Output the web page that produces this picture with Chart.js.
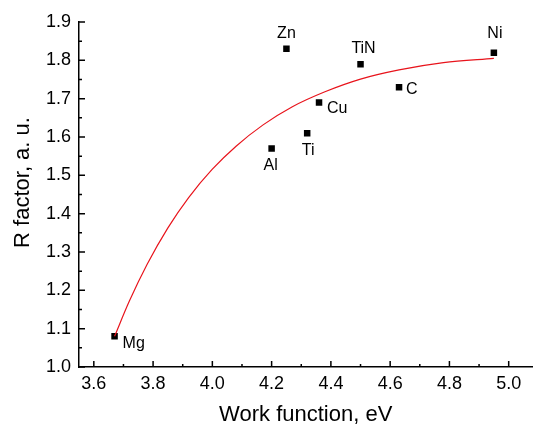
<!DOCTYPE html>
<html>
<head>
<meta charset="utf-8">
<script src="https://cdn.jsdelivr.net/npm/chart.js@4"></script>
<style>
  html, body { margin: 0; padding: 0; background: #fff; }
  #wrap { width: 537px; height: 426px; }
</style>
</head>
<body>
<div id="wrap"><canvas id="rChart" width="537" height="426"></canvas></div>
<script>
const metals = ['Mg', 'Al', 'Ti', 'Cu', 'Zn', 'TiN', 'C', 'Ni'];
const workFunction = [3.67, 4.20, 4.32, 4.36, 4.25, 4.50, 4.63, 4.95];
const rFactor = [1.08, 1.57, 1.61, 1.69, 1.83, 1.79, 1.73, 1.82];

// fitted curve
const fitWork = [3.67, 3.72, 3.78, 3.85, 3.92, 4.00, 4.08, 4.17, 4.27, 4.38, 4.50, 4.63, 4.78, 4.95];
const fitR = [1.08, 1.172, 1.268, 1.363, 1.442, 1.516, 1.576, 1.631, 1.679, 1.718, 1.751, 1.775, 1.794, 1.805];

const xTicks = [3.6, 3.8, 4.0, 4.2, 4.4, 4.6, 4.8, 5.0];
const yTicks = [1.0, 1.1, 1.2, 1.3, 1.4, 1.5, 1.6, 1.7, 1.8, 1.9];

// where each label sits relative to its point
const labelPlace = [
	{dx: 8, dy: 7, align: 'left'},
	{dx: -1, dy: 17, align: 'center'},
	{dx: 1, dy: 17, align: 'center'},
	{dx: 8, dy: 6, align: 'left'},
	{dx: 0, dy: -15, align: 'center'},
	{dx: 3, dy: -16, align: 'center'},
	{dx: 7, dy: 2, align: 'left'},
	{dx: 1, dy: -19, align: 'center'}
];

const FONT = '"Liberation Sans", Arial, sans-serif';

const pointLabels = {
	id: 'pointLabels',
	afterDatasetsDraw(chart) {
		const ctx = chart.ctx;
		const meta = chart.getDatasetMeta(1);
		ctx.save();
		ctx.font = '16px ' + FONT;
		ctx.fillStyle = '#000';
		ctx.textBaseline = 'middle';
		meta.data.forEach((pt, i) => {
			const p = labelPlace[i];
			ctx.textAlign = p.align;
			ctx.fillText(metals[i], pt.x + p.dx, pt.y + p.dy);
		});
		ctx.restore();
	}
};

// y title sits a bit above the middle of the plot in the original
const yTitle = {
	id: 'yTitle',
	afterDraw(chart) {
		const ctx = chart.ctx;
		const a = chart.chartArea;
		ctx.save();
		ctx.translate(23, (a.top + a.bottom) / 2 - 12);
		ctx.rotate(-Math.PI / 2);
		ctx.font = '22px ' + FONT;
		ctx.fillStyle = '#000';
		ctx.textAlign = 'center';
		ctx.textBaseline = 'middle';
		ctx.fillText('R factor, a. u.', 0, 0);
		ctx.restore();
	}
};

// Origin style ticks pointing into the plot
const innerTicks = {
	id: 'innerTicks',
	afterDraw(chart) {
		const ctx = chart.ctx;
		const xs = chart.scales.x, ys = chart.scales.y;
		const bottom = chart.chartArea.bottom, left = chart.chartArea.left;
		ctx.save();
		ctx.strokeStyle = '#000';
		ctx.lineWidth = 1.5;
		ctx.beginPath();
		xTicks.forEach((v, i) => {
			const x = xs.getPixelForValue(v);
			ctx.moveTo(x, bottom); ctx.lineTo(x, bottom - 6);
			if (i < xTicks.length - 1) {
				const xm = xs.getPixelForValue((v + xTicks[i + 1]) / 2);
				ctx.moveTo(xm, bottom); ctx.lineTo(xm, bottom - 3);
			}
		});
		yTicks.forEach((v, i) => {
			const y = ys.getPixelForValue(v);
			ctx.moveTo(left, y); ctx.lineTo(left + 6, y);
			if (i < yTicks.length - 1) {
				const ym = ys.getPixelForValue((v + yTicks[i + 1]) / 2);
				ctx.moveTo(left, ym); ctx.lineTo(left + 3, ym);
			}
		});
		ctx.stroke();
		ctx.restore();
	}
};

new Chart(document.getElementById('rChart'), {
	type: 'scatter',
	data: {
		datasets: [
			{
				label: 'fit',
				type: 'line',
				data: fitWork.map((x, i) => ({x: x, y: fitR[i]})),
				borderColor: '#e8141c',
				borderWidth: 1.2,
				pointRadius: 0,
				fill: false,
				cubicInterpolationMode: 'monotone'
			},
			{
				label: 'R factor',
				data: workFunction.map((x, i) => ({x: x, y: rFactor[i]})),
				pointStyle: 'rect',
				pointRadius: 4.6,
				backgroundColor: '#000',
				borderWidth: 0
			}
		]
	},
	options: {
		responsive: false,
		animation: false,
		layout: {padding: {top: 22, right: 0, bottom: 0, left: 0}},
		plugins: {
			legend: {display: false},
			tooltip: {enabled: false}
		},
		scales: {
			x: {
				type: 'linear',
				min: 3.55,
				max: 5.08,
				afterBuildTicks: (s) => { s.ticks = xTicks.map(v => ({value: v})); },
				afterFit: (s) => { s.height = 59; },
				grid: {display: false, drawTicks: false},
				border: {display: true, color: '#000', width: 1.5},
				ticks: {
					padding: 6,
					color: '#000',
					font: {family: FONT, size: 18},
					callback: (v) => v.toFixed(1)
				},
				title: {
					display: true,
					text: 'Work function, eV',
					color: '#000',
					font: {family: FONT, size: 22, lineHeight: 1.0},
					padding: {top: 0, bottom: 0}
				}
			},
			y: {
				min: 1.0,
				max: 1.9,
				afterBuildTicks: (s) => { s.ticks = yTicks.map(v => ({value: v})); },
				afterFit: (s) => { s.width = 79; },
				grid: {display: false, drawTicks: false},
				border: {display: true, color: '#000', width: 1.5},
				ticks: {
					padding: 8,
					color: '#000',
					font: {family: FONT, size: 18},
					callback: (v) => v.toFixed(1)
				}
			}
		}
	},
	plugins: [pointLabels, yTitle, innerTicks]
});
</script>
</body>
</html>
---
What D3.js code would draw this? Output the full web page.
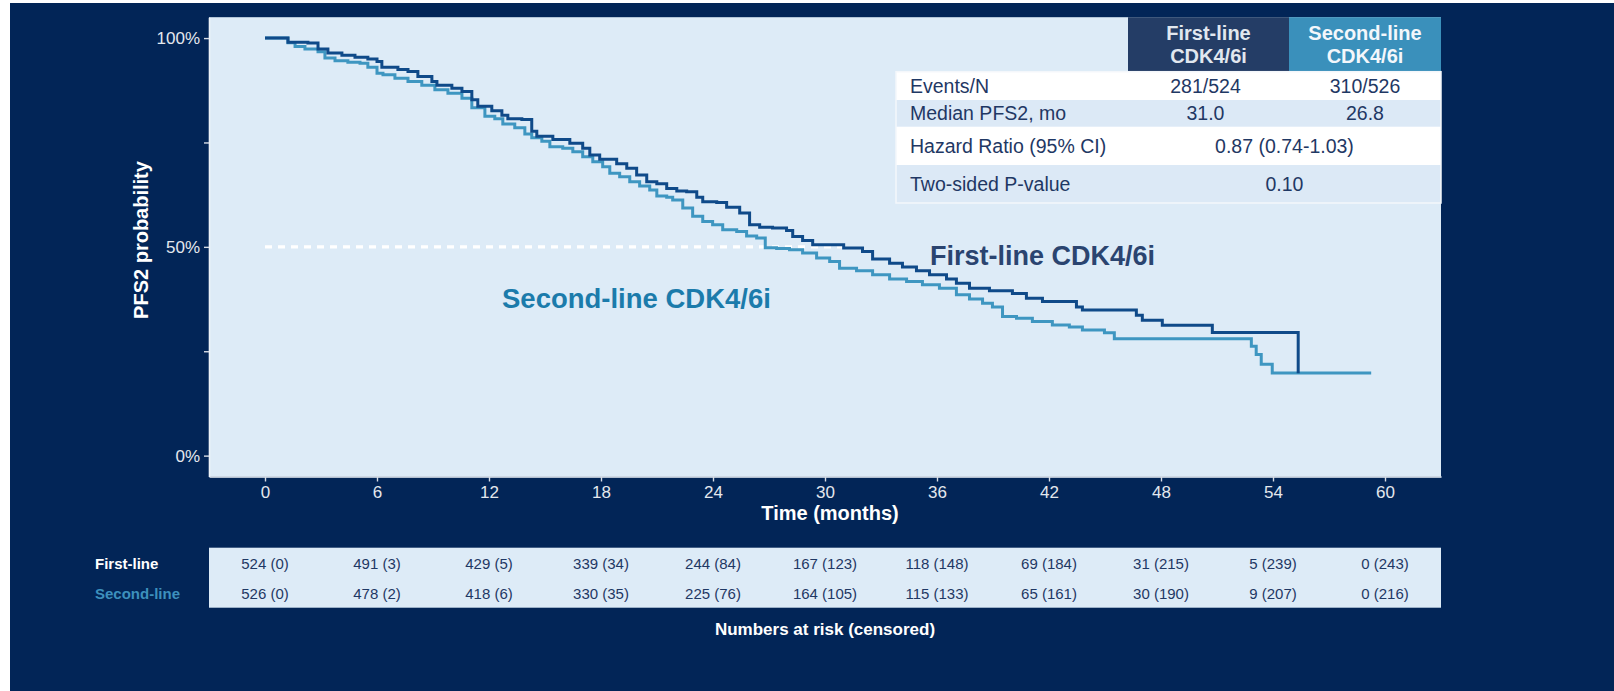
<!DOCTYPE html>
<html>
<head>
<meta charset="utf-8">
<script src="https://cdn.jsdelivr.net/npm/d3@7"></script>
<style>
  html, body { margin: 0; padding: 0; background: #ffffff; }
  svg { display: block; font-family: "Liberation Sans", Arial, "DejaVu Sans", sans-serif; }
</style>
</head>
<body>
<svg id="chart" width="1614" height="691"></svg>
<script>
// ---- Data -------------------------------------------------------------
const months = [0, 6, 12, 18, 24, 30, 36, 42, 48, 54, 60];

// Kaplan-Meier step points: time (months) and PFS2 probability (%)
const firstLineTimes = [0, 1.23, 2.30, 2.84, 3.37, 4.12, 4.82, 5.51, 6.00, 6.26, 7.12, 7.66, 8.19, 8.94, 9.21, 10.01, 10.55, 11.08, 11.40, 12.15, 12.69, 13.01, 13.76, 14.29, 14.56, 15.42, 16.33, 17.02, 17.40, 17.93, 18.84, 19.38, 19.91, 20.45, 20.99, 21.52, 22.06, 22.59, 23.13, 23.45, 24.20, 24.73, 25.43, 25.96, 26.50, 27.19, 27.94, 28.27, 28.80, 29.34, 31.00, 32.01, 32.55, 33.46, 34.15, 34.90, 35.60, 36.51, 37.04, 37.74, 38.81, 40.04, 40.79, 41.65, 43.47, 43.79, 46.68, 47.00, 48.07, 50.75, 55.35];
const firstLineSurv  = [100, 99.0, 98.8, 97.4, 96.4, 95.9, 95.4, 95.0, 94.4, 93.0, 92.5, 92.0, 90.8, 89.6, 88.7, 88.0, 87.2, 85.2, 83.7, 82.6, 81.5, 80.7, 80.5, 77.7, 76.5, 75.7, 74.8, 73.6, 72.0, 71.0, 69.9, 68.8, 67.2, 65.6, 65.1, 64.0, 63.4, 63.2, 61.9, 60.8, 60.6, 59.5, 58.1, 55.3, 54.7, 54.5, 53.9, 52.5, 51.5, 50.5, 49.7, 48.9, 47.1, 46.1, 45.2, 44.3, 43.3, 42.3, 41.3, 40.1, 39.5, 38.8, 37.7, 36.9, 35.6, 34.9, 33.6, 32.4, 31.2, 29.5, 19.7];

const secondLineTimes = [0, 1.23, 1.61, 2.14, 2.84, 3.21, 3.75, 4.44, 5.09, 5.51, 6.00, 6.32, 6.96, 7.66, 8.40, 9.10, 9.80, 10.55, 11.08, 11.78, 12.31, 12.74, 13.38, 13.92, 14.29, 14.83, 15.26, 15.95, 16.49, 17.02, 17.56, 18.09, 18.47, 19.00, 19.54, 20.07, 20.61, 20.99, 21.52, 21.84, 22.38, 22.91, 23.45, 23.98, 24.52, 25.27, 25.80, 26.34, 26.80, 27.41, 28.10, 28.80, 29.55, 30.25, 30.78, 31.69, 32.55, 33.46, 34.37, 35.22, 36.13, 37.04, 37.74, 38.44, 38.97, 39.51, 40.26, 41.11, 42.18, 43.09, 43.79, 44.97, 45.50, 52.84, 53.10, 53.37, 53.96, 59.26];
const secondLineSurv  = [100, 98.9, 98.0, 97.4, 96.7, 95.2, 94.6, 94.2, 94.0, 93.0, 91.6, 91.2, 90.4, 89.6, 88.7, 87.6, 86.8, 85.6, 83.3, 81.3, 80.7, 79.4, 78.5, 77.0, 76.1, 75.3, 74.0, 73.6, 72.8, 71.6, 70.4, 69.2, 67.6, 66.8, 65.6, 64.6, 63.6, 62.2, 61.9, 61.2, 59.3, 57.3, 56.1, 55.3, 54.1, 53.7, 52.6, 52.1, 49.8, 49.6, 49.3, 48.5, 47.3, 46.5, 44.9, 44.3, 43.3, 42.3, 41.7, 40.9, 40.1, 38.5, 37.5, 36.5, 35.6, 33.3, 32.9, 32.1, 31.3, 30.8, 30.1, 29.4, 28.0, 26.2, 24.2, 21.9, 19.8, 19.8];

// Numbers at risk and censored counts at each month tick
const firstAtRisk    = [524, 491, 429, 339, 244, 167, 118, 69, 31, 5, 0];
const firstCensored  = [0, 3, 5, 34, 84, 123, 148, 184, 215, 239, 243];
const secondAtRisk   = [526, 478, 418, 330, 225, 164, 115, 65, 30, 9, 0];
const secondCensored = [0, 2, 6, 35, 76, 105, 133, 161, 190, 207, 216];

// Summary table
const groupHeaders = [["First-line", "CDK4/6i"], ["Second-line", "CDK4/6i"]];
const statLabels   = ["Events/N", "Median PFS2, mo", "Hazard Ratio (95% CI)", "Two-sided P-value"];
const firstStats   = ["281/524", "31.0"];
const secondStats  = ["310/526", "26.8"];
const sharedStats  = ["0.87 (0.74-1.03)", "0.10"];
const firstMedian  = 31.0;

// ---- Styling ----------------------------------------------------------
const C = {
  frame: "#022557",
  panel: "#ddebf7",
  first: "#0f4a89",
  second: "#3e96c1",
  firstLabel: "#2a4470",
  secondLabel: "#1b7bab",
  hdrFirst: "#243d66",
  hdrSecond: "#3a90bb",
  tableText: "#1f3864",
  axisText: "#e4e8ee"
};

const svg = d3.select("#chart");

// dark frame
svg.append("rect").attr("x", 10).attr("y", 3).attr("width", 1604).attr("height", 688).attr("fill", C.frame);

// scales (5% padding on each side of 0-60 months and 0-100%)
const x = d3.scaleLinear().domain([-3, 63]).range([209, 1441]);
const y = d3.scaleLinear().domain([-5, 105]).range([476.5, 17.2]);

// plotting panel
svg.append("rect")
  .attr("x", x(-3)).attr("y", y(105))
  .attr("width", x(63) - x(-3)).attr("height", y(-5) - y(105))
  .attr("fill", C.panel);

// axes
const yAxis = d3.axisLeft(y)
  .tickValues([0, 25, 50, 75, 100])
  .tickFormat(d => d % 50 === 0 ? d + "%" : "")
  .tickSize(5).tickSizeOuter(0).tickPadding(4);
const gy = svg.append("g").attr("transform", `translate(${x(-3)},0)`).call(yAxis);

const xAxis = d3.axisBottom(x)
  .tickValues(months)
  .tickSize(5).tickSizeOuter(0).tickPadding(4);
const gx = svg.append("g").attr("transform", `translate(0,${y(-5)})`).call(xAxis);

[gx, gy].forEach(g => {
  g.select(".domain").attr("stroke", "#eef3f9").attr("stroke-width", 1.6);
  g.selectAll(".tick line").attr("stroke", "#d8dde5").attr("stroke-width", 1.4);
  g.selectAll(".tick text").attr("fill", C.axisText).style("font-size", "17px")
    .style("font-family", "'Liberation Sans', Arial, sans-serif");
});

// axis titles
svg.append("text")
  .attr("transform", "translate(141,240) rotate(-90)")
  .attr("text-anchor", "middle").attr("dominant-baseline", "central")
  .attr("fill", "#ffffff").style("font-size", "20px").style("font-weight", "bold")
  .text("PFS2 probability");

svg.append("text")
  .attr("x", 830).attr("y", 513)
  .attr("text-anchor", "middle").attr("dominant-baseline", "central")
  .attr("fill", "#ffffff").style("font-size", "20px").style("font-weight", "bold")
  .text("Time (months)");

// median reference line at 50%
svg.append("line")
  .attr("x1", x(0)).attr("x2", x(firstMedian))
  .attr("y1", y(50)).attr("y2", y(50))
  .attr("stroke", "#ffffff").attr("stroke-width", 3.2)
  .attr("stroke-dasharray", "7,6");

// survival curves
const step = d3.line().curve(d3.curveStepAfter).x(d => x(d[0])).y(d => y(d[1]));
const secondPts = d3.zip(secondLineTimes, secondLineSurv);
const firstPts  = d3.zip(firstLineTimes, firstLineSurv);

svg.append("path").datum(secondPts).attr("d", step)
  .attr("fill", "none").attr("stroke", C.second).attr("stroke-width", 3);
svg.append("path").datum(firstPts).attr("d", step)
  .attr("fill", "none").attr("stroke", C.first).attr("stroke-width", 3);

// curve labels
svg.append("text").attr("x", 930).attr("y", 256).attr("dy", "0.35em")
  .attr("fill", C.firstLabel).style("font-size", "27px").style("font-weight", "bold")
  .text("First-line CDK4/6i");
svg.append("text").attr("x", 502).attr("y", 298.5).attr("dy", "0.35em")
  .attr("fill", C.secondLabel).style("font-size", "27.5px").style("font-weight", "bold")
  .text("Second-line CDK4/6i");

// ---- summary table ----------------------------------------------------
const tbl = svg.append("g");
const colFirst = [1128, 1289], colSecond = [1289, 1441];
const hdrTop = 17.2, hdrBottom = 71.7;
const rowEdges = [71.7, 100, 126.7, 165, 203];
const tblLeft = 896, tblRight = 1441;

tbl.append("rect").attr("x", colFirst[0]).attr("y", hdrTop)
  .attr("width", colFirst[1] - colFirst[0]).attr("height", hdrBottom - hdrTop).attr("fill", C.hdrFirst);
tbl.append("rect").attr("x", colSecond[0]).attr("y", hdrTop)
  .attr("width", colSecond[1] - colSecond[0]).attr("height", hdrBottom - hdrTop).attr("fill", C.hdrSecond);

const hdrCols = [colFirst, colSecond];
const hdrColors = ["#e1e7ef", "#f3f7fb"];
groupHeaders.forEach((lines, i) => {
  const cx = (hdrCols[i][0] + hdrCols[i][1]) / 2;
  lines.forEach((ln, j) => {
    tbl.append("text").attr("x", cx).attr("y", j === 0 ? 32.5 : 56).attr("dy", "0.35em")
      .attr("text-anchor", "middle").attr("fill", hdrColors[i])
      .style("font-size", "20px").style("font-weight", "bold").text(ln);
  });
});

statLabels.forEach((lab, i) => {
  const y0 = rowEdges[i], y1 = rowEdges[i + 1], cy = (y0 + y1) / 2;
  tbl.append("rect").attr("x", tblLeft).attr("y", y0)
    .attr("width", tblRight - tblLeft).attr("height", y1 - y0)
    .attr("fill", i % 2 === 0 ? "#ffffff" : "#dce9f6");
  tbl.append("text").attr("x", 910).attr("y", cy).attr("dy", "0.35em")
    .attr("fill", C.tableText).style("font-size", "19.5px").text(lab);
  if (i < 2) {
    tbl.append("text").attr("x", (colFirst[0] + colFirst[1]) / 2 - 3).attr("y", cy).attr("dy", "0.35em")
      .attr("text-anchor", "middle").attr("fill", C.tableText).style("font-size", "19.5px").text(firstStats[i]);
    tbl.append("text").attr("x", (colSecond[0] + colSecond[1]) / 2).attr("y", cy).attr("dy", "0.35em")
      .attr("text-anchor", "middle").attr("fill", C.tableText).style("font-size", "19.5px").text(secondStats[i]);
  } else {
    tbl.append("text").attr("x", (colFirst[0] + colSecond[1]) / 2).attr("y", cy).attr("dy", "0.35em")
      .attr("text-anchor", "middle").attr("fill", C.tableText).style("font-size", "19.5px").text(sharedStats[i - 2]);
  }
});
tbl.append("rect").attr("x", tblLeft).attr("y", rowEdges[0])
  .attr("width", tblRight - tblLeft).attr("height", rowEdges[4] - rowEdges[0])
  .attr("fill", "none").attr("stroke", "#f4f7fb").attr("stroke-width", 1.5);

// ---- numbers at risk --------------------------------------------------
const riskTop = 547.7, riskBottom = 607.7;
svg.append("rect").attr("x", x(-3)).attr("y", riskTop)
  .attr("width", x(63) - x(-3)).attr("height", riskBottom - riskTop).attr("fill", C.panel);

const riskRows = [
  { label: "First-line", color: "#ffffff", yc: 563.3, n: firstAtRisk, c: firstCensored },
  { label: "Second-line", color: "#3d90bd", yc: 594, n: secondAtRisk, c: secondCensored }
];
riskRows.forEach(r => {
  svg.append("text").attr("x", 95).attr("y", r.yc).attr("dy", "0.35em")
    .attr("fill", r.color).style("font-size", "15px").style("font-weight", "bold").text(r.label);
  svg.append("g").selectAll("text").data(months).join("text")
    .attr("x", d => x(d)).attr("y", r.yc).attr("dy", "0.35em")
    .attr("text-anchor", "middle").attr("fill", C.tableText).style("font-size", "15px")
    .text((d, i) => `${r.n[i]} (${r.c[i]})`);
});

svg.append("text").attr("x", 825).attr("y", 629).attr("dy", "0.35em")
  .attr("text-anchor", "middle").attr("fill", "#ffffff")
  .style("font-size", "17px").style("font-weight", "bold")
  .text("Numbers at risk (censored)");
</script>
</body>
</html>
---
Task directions - Go up to the line with "What D3.js code" and retype exactly from there through the line with "48, 54, 60];". Leave out pictures.

The response -
What D3.js code would draw this? Output the full web page.
<!DOCTYPE html>
<html>
<head>
<meta charset="utf-8">
<script src="https://cdn.jsdelivr.net/npm/d3@7"></script>
<style>
  html, body { margin: 0; padding: 0; background: #ffffff; }
  svg { display: block; font-family: "Liberation Sans", Arial, "DejaVu Sans", sans-serif; }
</style>
</head>
<body>
<svg id="chart" width="1614" height="691"></svg>
<script>
// ---- Data -------------------------------------------------------------
const months = [0, 6, 12, 18, 24, 30, 36, 42, 48, 54, 60];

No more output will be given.